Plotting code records
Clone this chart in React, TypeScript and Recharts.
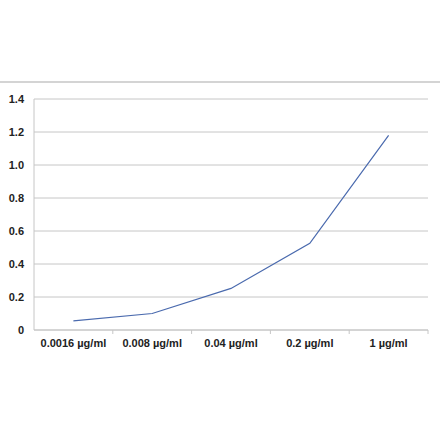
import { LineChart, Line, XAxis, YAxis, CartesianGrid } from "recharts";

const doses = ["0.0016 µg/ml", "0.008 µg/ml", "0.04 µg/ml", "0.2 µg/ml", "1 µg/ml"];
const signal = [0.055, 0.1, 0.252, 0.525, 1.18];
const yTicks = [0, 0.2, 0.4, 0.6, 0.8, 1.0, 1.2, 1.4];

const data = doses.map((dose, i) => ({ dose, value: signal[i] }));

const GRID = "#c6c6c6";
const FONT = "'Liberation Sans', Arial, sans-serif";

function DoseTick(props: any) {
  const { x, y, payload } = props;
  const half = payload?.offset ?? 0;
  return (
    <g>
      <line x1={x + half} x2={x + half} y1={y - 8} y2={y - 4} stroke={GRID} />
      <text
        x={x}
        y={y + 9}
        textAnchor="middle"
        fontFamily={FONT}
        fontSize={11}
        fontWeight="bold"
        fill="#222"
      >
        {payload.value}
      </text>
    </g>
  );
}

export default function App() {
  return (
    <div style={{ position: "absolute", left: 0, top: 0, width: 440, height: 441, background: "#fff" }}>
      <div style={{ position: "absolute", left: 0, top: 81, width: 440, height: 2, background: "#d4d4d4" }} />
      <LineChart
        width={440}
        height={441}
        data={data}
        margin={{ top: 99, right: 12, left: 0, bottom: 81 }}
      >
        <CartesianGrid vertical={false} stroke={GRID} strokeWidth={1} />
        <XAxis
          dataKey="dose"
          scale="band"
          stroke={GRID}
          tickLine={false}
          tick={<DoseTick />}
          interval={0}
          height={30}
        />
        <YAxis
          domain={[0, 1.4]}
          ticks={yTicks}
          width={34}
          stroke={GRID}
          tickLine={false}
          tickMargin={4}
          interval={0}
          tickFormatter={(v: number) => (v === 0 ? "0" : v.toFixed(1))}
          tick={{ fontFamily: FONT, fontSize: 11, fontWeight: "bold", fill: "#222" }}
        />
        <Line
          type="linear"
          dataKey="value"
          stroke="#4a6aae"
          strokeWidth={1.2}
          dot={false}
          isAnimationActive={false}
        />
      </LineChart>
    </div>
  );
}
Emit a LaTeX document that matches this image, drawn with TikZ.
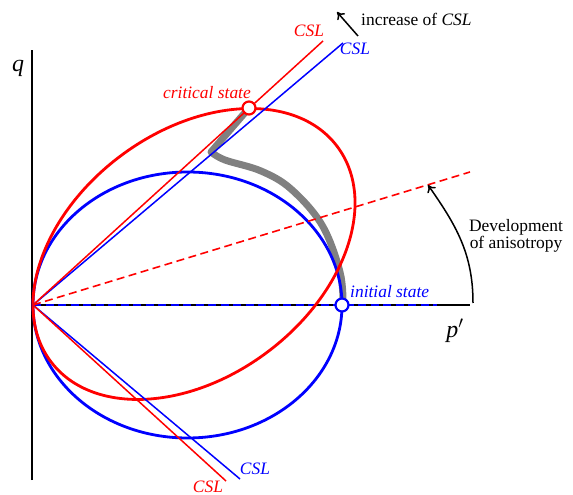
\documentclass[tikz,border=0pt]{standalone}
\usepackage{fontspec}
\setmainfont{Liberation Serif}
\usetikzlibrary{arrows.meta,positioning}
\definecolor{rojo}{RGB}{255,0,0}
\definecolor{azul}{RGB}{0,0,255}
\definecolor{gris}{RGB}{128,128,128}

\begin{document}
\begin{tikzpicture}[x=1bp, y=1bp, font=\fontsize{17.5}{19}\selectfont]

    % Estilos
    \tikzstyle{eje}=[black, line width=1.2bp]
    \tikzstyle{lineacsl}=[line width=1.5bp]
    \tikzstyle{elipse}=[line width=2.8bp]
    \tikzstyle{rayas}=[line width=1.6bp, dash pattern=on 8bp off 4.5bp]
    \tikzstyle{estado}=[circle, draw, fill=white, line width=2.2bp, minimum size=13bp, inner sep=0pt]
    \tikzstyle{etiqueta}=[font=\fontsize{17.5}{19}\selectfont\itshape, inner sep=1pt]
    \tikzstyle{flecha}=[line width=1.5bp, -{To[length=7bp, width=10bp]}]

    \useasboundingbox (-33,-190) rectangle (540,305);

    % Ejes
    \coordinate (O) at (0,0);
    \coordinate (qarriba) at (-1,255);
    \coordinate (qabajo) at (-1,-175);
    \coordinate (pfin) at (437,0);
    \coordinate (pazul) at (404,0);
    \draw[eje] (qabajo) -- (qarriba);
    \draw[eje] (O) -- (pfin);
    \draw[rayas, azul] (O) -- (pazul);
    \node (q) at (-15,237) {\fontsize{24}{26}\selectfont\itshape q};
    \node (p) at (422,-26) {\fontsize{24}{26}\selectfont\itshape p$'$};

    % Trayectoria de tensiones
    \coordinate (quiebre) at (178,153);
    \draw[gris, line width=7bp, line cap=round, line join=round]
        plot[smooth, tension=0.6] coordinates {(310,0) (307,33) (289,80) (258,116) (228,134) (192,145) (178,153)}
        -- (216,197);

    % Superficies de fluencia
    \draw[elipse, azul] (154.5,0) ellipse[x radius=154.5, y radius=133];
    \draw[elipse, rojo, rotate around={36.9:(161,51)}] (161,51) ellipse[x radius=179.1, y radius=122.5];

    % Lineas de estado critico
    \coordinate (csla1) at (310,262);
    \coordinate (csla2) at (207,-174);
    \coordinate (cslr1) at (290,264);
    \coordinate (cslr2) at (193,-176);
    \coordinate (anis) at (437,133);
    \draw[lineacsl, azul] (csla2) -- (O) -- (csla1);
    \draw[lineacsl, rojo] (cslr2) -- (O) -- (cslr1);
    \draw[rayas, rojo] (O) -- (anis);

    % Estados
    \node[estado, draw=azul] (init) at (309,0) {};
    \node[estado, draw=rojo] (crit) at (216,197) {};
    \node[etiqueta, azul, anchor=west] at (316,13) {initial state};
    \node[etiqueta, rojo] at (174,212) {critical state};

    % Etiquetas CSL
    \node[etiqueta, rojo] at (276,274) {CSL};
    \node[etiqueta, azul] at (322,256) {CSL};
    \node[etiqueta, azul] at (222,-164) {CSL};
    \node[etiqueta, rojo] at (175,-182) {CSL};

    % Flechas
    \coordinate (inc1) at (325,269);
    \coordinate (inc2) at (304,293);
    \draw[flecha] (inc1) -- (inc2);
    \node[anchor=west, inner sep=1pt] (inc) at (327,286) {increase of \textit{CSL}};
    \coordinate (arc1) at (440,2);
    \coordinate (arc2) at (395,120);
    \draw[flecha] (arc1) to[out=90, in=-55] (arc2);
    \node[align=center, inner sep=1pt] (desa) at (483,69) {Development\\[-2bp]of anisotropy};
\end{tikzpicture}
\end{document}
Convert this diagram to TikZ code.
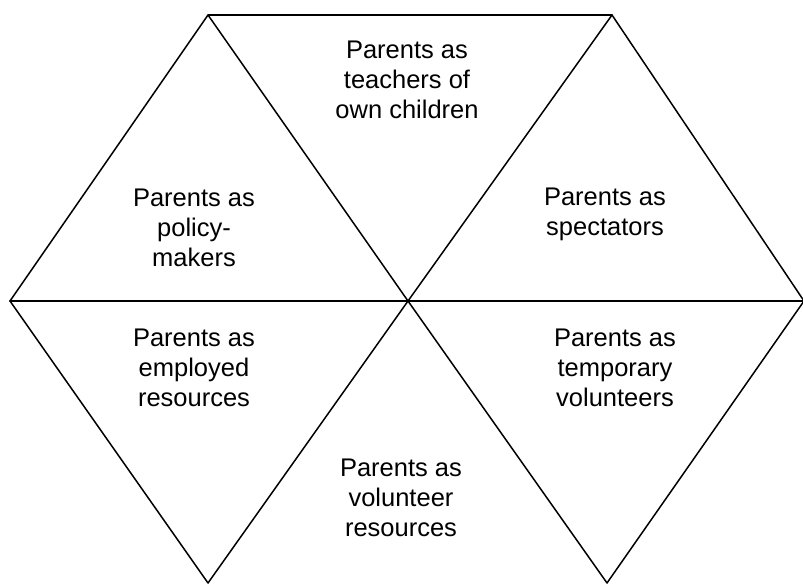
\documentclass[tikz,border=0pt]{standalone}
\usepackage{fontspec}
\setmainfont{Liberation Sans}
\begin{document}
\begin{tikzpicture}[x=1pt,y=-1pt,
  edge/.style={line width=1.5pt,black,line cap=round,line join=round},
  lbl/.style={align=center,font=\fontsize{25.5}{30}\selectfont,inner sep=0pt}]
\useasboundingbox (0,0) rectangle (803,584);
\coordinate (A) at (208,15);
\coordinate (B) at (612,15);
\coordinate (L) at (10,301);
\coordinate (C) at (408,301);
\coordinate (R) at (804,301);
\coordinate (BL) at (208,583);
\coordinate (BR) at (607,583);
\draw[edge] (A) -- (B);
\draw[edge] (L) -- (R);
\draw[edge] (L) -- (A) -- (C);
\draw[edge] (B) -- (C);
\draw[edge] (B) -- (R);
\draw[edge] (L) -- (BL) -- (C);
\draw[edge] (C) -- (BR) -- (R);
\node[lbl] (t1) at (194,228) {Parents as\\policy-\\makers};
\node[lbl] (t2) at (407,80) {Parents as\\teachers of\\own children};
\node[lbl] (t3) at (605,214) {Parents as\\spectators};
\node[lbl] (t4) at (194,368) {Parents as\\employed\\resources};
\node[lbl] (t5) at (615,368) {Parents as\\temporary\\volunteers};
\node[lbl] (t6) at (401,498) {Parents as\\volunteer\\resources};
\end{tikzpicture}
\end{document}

> [Aim of the exercise] Strip out the images, then output the records above word for word.

> [Expected output]
Clone this chart in React, TypeScript and Recharts.
import { LineChart, Line, XAxis, YAxis, CartesianGrid } from "recharts";

const doses = ["0.0016 µg/ml", "0.008 µg/ml", "0.04 µg/ml", "0.2 µg/ml", "1 µg/ml"];
const signal = [0.055, 0.1, 0.252, 0.525, 1.18];
const yTicks = [0, 0.2, 0.4, 0.6, 0.8, 1.0, 1.2, 1.4];

const data = doses.map((dose, i) => ({ dose, value: signal[i] }));

const GRID = "#c6c6c6";
const FONT = "'Liberation Sans', Arial, sans-serif";

function DoseTick(props: any) {
  const { x, y, payload } = props;
  const half = payload?.offset ?? 0;
  return (
    <g>
      <line x1={x + half} x2={x + half} y1={y - 8} y2={y - 4} stroke={GRID} />
      <text
        x={x}
        y={y + 9}
        textAnchor="middle"
        fontFamily={FONT}
        fontSize={11}
        fontWeight="bold"
        fill="#222"
      >
        {payload.value}
      </text>
    </g>
  );
}

export default function App() {
  return (
    <div style={{ position: "absolute", left: 0, top: 0, width: 440, height: 441, background: "#fff" }}>
      <div style={{ position: "absolute", left: 0, top: 81, width: 440, height: 2, background: "#d4d4d4" }} />
      <LineChart
        width={440}
        height={441}
        data={data}
        margin={{ top: 99, right: 12, left: 0, bottom: 81 }}
      >
        <CartesianGrid vertical={false} stroke={GRID} strokeWidth={1} />
        <XAxis
          dataKey="dose"
          scale="band"
          stroke={GRID}
          tickLine={false}
          tick={<DoseTick />}
          interval={0}
          height={30}
        />
        <YAxis
          domain={[0, 1.4]}
          ticks={yTicks}
          width={34}
          stroke={GRID}
          tickLine={false}
          tickMargin={4}
          interval={0}
          tickFormatter={(v: number) => (v === 0 ? "0" : v.toFixed(1))}
          tick={{ fontFamily: FONT, fontSize: 11, fontWeight: "bold", fill: "#222" }}
        />
        <Line
          type="linear"
          dataKey="value"
          stroke="#4a6aae"
          strokeWidth={1.2}
          dot={false}
          isAnimationActive={false}
        />
      </LineChart>
    </div>
  );
}
Emit a LaTeX document that matches this image, drawn with TikZ.
\documentclass[tikz,border=0pt]{standalone}
\usepackage{fontspec}
\setmainfont{Liberation Serif}
\usetikzlibrary{arrows.meta,positioning}
\definecolor{rojo}{RGB}{255,0,0}
\definecolor{azul}{RGB}{0,0,255}
\definecolor{gris}{RGB}{128,128,128}

\begin{document}
\begin{tikzpicture}[x=1bp, y=1bp, font=\fontsize{17.5}{19}\selectfont]

    % Estilos
    \tikzstyle{eje}=[black, line width=1.2bp]
    \tikzstyle{lineacsl}=[line width=1.5bp]
    \tikzstyle{elipse}=[line width=2.8bp]
    \tikzstyle{rayas}=[line width=1.6bp, dash pattern=on 8bp off 4.5bp]
    \tikzstyle{estado}=[circle, draw, fill=white, line width=2.2bp, minimum size=13bp, inner sep=0pt]
    \tikzstyle{etiqueta}=[font=\fontsize{17.5}{19}\selectfont\itshape, inner sep=1pt]
    \tikzstyle{flecha}=[line width=1.5bp, -{To[length=7bp, width=10bp]}]

    \useasboundingbox (-33,-190) rectangle (540,305);

    % Ejes
    \coordinate (O) at (0,0);
    \coordinate (qarriba) at (-1,255);
    \coordinate (qabajo) at (-1,-175);
    \coordinate (pfin) at (437,0);
    \coordinate (pazul) at (404,0);
    \draw[eje] (qabajo) -- (qarriba);
    \draw[eje] (O) -- (pfin);
    \draw[rayas, azul] (O) -- (pazul);
    \node (q) at (-15,237) {\fontsize{24}{26}\selectfont\itshape q};
    \node (p) at (422,-26) {\fontsize{24}{26}\selectfont\itshape p$'$};

    % Trayectoria de tensiones
    \coordinate (quiebre) at (178,153);
    \draw[gris, line width=7bp, line cap=round, line join=round]
        plot[smooth, tension=0.6] coordinates {(310,0) (307,33) (289,80) (258,116) (228,134) (192,145) (178,153)}
        -- (216,197);

    % Superficies de fluencia
    \draw[elipse, azul] (154.5,0) ellipse[x radius=154.5, y radius=133];
    \draw[elipse, rojo, rotate around={36.9:(161,51)}] (161,51) ellipse[x radius=179.1, y radius=122.5];

    % Lineas de estado critico
    \coordinate (csla1) at (310,262);
    \coordinate (csla2) at (207,-174);
    \coordinate (cslr1) at (290,264);
    \coordinate (cslr2) at (193,-176);
    \coordinate (anis) at (437,133);
    \draw[lineacsl, azul] (csla2) -- (O) -- (csla1);
    \draw[lineacsl, rojo] (cslr2) -- (O) -- (cslr1);
    \draw[rayas, rojo] (O) -- (anis);

    % Estados
    \node[estado, draw=azul] (init) at (309,0) {};
    \node[estado, draw=rojo] (crit) at (216,197) {};
    \node[etiqueta, azul, anchor=west] at (316,13) {initial state};
    \node[etiqueta, rojo] at (174,212) {critical state};

    % Etiquetas CSL
    \node[etiqueta, rojo] at (276,274) {CSL};
    \node[etiqueta, azul] at (322,256) {CSL};
    \node[etiqueta, azul] at (222,-164) {CSL};
    \node[etiqueta, rojo] at (175,-182) {CSL};

    % Flechas
    \coordinate (inc1) at (325,269);
    \coordinate (inc2) at (304,293);
    \draw[flecha] (inc1) -- (inc2);
    \node[anchor=west, inner sep=1pt] (inc) at (327,286) {increase of \textit{CSL}};
    \coordinate (arc1) at (440,2);
    \coordinate (arc2) at (395,120);
    \draw[flecha] (arc1) to[out=90, in=-55] (arc2);
    \node[align=center, inner sep=1pt] (desa) at (483,69) {Development\\[-2bp]of anisotropy};
\end{tikzpicture}
\end{document}
Convert this diagram to TikZ code.
\documentclass[tikz,border=0pt]{standalone}
\usepackage{fontspec}
\setmainfont{Liberation Sans}
\begin{document}
\begin{tikzpicture}[x=1pt,y=-1pt,
  edge/.style={line width=1.5pt,black,line cap=round,line join=round},
  lbl/.style={align=center,font=\fontsize{25.5}{30}\selectfont,inner sep=0pt}]
\useasboundingbox (0,0) rectangle (803,584);
\coordinate (A) at (208,15);
\coordinate (B) at (612,15);
\coordinate (L) at (10,301);
\coordinate (C) at (408,301);
\coordinate (R) at (804,301);
\coordinate (BL) at (208,583);
\coordinate (BR) at (607,583);
\draw[edge] (A) -- (B);
\draw[edge] (L) -- (R);
\draw[edge] (L) -- (A) -- (C);
\draw[edge] (B) -- (C);
\draw[edge] (B) -- (R);
\draw[edge] (L) -- (BL) -- (C);
\draw[edge] (C) -- (BR) -- (R);
\node[lbl] (t1) at (194,228) {Parents as\\policy-\\makers};
\node[lbl] (t2) at (407,80) {Parents as\\teachers of\\own children};
\node[lbl] (t3) at (605,214) {Parents as\\spectators};
\node[lbl] (t4) at (194,368) {Parents as\\employed\\resources};
\node[lbl] (t5) at (615,368) {Parents as\\temporary\\volunteers};
\node[lbl] (t6) at (401,498) {Parents as\\volunteer\\resources};
\end{tikzpicture}
\end{document}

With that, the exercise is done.